##### Stored data

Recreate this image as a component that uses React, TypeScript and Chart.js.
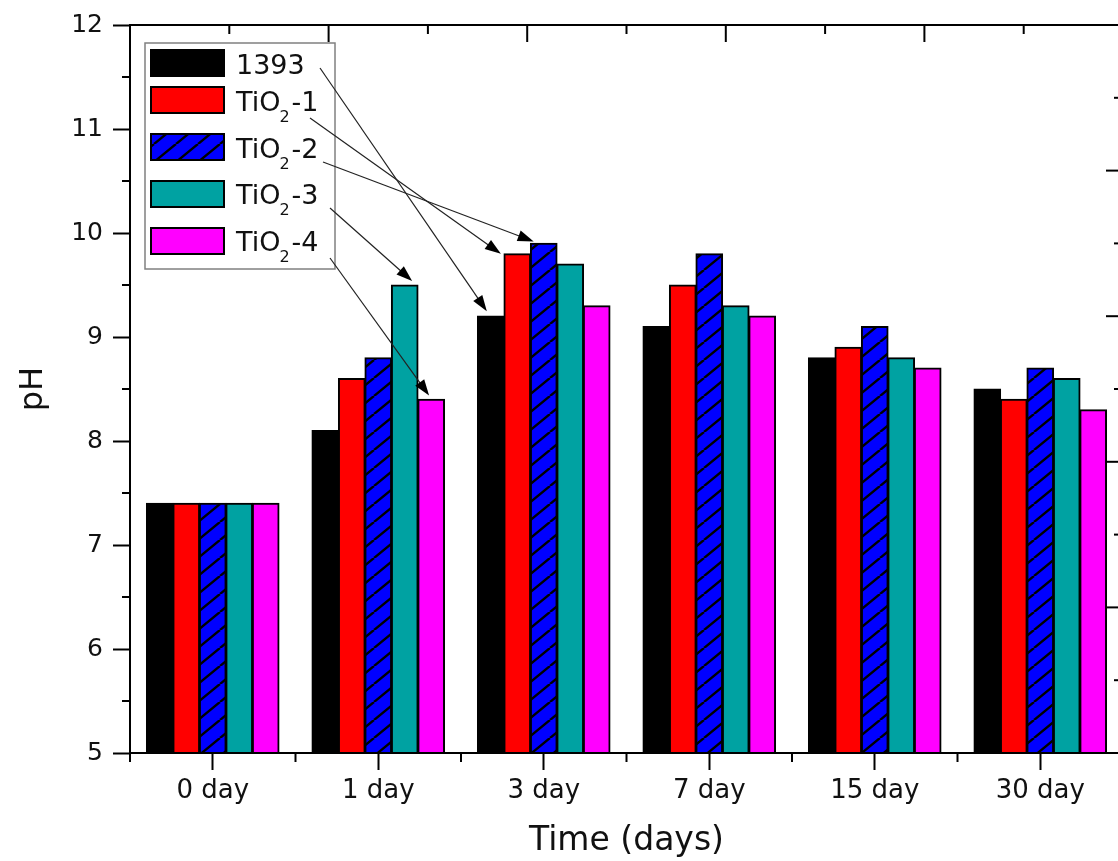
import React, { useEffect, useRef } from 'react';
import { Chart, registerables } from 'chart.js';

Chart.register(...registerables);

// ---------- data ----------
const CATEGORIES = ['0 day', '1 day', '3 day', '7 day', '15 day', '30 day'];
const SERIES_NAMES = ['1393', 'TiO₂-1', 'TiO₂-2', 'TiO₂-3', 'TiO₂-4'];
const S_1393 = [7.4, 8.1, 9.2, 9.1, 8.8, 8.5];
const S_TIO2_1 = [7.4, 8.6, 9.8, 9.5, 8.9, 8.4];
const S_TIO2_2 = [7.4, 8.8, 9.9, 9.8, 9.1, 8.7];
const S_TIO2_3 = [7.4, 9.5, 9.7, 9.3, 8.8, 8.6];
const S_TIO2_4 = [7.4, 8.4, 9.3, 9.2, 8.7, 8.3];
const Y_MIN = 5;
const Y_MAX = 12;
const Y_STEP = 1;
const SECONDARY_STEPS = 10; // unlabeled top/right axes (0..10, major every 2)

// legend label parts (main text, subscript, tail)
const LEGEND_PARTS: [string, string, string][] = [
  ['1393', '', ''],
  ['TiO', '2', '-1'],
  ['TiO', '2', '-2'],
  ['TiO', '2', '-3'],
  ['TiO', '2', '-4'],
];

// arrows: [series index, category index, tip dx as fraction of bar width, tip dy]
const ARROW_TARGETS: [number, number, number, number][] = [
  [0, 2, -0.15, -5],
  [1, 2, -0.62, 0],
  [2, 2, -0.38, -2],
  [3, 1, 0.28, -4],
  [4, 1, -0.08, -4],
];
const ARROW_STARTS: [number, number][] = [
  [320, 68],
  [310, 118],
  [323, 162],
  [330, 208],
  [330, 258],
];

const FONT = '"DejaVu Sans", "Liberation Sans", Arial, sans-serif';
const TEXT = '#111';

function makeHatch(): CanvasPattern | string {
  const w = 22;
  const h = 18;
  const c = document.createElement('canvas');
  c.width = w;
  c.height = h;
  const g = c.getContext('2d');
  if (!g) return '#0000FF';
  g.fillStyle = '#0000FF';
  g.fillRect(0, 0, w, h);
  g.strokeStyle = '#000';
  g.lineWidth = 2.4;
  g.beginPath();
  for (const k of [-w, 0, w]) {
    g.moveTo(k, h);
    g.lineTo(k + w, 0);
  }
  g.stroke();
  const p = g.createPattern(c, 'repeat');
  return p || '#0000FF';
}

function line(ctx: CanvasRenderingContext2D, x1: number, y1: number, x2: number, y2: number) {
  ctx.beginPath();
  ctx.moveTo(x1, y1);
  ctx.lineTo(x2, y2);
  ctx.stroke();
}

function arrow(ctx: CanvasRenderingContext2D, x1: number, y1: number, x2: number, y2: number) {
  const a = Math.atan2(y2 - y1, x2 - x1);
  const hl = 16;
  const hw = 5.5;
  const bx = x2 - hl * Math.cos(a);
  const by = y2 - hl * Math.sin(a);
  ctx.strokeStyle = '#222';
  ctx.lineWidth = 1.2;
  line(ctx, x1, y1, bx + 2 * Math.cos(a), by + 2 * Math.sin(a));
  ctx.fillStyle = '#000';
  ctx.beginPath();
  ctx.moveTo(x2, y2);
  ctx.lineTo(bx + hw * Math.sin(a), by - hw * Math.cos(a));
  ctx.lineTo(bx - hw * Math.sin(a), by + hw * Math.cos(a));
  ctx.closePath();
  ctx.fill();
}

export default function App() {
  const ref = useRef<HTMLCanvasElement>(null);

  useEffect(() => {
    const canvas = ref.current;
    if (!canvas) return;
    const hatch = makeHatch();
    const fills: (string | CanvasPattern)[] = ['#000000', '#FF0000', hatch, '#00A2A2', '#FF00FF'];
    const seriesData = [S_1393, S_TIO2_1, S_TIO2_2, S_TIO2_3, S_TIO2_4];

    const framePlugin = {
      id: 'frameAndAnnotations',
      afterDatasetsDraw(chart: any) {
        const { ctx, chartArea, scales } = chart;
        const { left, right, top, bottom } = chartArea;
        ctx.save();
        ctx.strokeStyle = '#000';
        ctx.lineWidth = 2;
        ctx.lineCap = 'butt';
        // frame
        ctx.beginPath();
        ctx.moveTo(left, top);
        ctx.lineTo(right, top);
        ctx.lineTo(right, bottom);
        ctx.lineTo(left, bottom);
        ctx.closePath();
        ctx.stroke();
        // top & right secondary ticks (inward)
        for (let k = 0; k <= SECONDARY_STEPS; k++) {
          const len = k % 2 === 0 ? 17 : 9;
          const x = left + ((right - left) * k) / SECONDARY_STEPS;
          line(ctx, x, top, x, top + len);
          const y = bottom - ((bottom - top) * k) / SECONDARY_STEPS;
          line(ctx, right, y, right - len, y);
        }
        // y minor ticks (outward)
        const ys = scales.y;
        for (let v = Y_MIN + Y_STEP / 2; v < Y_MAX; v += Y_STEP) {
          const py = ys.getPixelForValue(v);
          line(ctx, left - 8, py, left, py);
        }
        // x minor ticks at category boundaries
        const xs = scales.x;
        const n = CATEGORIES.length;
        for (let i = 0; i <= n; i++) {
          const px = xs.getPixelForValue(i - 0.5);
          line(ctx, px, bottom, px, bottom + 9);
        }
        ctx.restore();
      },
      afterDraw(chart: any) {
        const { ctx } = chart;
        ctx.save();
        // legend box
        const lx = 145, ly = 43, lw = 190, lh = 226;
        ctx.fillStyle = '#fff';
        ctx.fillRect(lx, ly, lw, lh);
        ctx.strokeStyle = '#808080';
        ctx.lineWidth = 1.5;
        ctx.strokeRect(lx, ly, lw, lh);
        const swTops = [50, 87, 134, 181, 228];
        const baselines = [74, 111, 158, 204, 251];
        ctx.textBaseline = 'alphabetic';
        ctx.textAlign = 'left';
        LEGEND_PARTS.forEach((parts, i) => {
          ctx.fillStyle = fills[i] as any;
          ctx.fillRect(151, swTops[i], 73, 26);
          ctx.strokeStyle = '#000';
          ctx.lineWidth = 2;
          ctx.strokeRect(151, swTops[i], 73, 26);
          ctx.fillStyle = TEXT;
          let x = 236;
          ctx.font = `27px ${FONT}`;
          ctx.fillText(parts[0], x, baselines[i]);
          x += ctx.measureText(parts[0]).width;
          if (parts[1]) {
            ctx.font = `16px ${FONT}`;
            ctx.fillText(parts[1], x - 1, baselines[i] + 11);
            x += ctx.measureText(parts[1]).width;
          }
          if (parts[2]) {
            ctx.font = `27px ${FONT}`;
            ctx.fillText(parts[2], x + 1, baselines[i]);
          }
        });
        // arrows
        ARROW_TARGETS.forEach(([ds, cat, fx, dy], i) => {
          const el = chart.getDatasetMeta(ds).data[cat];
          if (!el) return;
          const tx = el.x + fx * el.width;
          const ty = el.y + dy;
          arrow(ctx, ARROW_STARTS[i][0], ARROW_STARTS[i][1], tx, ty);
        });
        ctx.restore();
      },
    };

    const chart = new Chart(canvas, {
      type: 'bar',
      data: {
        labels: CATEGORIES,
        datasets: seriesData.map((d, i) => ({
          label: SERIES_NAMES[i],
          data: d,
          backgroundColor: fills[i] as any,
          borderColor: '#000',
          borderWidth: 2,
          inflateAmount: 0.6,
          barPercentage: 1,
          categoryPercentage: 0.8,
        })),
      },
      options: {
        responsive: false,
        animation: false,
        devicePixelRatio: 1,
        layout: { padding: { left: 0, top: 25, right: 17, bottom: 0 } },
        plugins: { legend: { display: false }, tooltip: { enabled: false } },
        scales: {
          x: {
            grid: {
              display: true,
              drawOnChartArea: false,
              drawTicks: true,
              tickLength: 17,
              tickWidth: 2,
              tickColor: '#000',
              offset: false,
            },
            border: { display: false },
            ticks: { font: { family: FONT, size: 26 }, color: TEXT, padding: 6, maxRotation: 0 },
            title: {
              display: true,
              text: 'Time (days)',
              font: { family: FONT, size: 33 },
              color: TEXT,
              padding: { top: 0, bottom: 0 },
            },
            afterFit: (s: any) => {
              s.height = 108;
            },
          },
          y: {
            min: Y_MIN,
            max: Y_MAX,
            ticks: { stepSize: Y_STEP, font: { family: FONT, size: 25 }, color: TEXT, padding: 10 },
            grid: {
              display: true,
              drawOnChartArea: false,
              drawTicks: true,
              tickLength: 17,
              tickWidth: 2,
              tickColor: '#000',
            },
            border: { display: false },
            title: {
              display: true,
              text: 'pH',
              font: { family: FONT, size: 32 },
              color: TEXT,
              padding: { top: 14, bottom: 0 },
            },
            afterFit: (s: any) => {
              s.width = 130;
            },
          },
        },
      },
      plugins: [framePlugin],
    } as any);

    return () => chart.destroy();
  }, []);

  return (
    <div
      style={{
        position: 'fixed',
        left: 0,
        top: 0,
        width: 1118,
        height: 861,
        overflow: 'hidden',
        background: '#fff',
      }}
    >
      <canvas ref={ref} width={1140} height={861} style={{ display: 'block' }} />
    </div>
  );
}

##########

__Goal__.
Exactly reproduce the run of lines from the start of the listing through the line with "Chart.register(...registerables);", inclusive; pictures are not copied.

__Result below__.
Recreate this image as a component that uses React, TypeScript and Chart.js.
import React, { useEffect, useRef } from 'react';
import { Chart, registerables } from 'chart.js';

Chart.register(...registerables);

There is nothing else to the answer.